Sono nato a Civitavecchia il 6 ottobre del 1941, alle ore 11, in una casa sopra il porto, vicinissima al Duomo. Come sempre, anche per venire al mondo non ho scelto il momento più giusto. Prima di spalancare gli occhi, racconta mia madre, erano le 10 del mattino e stavano suonando le sirene dell’allarme. Sarà stato certo per questo che sono poi diventato, prima un ragazzo silenzioso ed introverso, poi un uomo che detesta i rumori forti. Soprattutto quelli delle voci irate. A 19 mesi, il 14 maggio del 1943 – mentre mio padre con una gamba ferita ed un piede congelato era scampato all’ecatombe russa, ma nessuno sapeva ancora dov’era – ho vissuto la sottile emozione del mio primo trasloco. A sirene questa volta spente, 48 Liberator americani sono apparsi all’improvviso sul cielo della città e hanno cominciato a bombardare a tappeto la città, accanendosi soprattutto sul porto. Un puntatore di cui non ho mai saputo il nome si è sbagliato di pochissimo e invece di centrare una nave, con un reggimento di fanti in partenza per la Sardegna, ha preso in pieno la mia casa.
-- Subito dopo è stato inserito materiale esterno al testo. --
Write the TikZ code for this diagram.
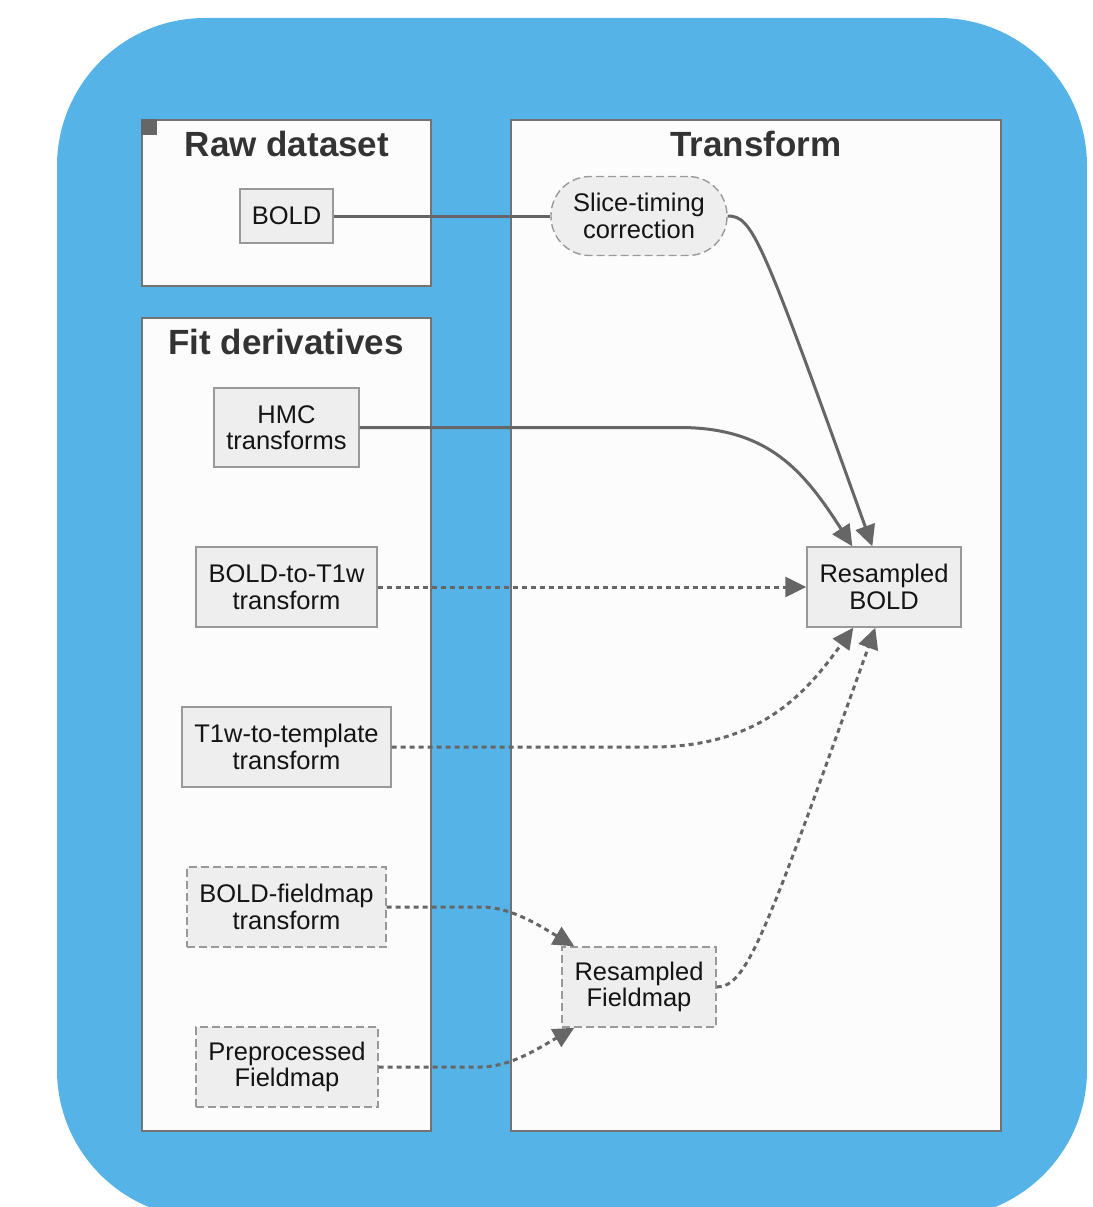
\documentclass[tikz,border=0pt]{standalone}
\usepackage{fontspec}
\setmainfont{Liberation Sans}
\usetikzlibrary{arrows.meta,calc}
\definecolor{bgblue}{HTML}{56B3E7}
\definecolor{edgec}{HTML}{666666}
\definecolor{nodefill}{HTML}{EEEEEE}
\definecolor{clfill}{HTML}{FCFCFC}
\tikzset{
  cluster/.style={draw=black!55, line width=1.6pt, fill=clfill},
  cltitle/.style={font=\fontsize{35}{40}\selectfont\bfseries, text=black!80, inner sep=0pt},
  nbox/.style={draw=black!40, line width=1.4pt, fill=nodefill, align=center, inner sep=0pt,
    font=\fontsize{25.5}{26.5}\selectfont, text=black!92},
  dbox/.style={nbox, dash pattern=on 8pt off 4pt},
  solidedge/.style={draw=edgec, line width=3pt},
  dotedge/.style={draw=edgec, line width=3pt, dash pattern=on 5pt off 4pt},
  tip/.style={-{Triangle[length=21pt,width=20pt]}},
}
\begin{document}
\begin{tikzpicture}[x=1pt,y=-1pt]
\useasboundingbox (0,0) rectangle (1092,1207);
\begin{scope}
\clip (0,0) rectangle (1092,1207);
\fill[bgblue, rounded corners=148pt] (57,18) rectangle (1087,1218);
\end{scope}
% clusters
\node[cluster, minimum width=289pt, minimum height=166pt, inner sep=0pt] (raw) at (286.5,203) {};
\node[cluster, minimum width=289pt, minimum height=813pt, inner sep=0pt] (fit) at (286.5,724.5) {};
\node[cluster, minimum width=490pt, minimum height=1011pt, inner sep=0pt] (tr) at (756,625.5) {};
\fill[edgec] (raw.north west) rectangle ++(16,16);
\node[cltitle] (rawt) at (287,144) {Raw dataset};
\node[cltitle] (fitt) at (286,342) {Fit derivatives};
\node[cltitle] (trt) at (756,144) {Transform};
% nodes
\node[nbox, minimum width=93pt, minimum height=54pt] (bold) at (286.5,216) {BOLD};
\node[dbox, rounded corners=39pt, minimum width=176pt, minimum height=79pt] (stc) at (639,216) {Slice-timing\\correction};
\node[nbox, minimum width=145pt, minimum height=79pt] (hmc) at (286.5,427.5) {HMC\\transforms};
\node[nbox, minimum width=181pt, minimum height=80pt] (b2t) at (286.5,587) {BOLD-to-T1w\\transform};
\node[nbox, minimum width=209pt, minimum height=80pt] (t2t) at (286.5,747) {T1w-to-template\\transform};
\node[dbox, minimum width=199pt, minimum height=80pt] (bfm) at (286.5,907) {BOLD-fieldmap\\transform};
\node[dbox, minimum width=182pt, minimum height=80pt] (pfm) at (287,1067) {Preprocessed\\Fieldmap};
\node[nbox, minimum width=154pt, minimum height=80pt] (rb) at (884,587) {Resampled\\BOLD};
\node[dbox, minimum width=154pt, minimum height=80pt] (rf) at (639,987) {Resampled\\Fieldmap};
% edges
\draw[solidedge] (bold.east) -- (stc.west);
\draw[solidedge, tip] (stc.east) .. controls ($(stc.east)+(25,0)$) and ($(stc.east)+(33,20)$) .. ($(rb.north west)+(66,0)$);
\draw[solidedge, tip] (hmc.east) -- ($(hmc.east)+(320,0)$) .. controls ($(hmc.east)+(410,0)$) and ($(hmc.east)+(445,45)$) .. ($(rb.north west)+(46,0)$);
\draw[dotedge, tip] (b2t.east) -- (rb.west);
\draw[dotedge, tip] (t2t.east) -- ($(t2t.east)+(260,0)$) .. controls ($(t2t.east)+(370,0)$) and ($(t2t.east)+(415,-55)$) .. ($(rb.south west)+(47,0)$);
\draw[dotedge, tip] (rf.east) .. controls ($(rf.east)+(30,0)$) and ($(rf.east)+(48,-50)$) .. ($(rb.south west)+(69,0)$);
\draw[dotedge, tip] (bfm.east) -- ($(bfm.east)+(95,0)$) .. controls ($(bfm.east)+(125,0)$) and ($(bfm.east)+(155,20)$) .. ($(rf.north west)+(13,0)$);
\draw[dotedge, tip] (pfm.east) -- ($(pfm.east)+(102,0)$) .. controls ($(pfm.east)+(132,0)$) and ($(pfm.east)+(162,-20)$) .. ($(rf.south west)+(13,0)$);
\end{tikzpicture}
\end{document}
Anche il trasloco può essere una fortuna
Voi direte che, fatti i conti, è stato un bene; che chissà quante vittime erano state risparmiate; che era un chiaro segno del destino; che comunque quel giorno San Pietro era troppo occupato per ricevermi ed aveva di proposito rinviato tutto. Pensatela come vi pare. Io, per quanto mi riguarda , devo stare ai fatti e quelli parlano chiaro. Mia madre, da donna intrepida qual era ( in tutti i momenti difficili della sua vita ha dovuto sempre cavarsela da sola ) non s’è spaventata e nemmeno in quell’inferno di scoppi e di fiamme ha perso la testa. Mentre dalle orecchie devastate le colava il sangue e il pavimento le ondeggiava sotto i piedi era riuscita ad afferrarmi tra le braccia ed a precipitarsi fuori.
Ma siccome abitavamo al secondo piano e le scale erano ridotte ad uno scheletro informe di mattoni e spuntoni di ferro, per lei – donna di mare – arrivare al piano terra era stato come discendere dal monte Bianco a tempo di record. Giusto in tempo, comunque, per approdare sotto l’architrave del portone d’ingresso, spezzato a metà, ma ancora in piedi, prima che crollasse definitivamente tutto. E in quella confusione, tra l’odore della calcina e del cemento che prendeva alla gola, bianca di polvere e di paura, lì era rimasta prigioniera, senza rendersi conto delle ferite alle braccia, alle gambe e sulla fronte. Io, com’è ovvio, piangevo e questo era già un bellissimo segno perché voleva dire che ero vivo. Ma non potevo certo sapere che sarebbe stato proprio il mio pianto a salvarci.
Un trasloco che salva la vita
Un’ora dopo, infatti, quando con il cuore in gola mio nonno Nicola e mio zio Franco erano arrivati, davanti a quel cumulo di macerie s’erano messi ad urlare con le mani sui capelli. Il palazzo non c’era più e da quel cumulo di macerie nessuno poteva essersi salvato. Altro che trasloco! Dicono che gli angeli custodi non esistono, che sono un’invenzione delle anime semplici e ignoranti. Sarà! Il mio invece c’è, eccome. Non è un arcangelo con gli occhi azzurri, un serafino con sei ali, ma quando serve si fa sentire, perché ha una voce che supera ogni barriera. E siccome mia madre era diventata afona e sempre più rossa per lo sforzo di gridare aiuto, di sicuro quella volta è stato lui ad ingigantire il mio pianto disperato.
Brindiamo con un cognac
Ci siamo salvati così. E quando ci hanno tirati fuori, ridotti a due straccetti, c’è stata la seconda sorpresa. In braccio mia madre teneva me, ma in una mano stringeva anche il collo di una bottiglia afferrata chissà come e perché. Ma di queste cose è meglio non cercare spiegazioni, sarebbe solo tempo perso. Comunque, tanto per la chiarezza, sull’etichetta, bene in vista, c’era scritto: “Cognac Carpenè Malvolti – Conegliano”. Mia madre quella bottiglia se l‘è portata dietro per tutta la guerra e l’ha conservata gelosamente, come s’era promessa, fino al giorno del mio matrimonio. Il Signore mi è testimone: non ho mai bevuto un cognac più buono. Profumava di fiori e di vita.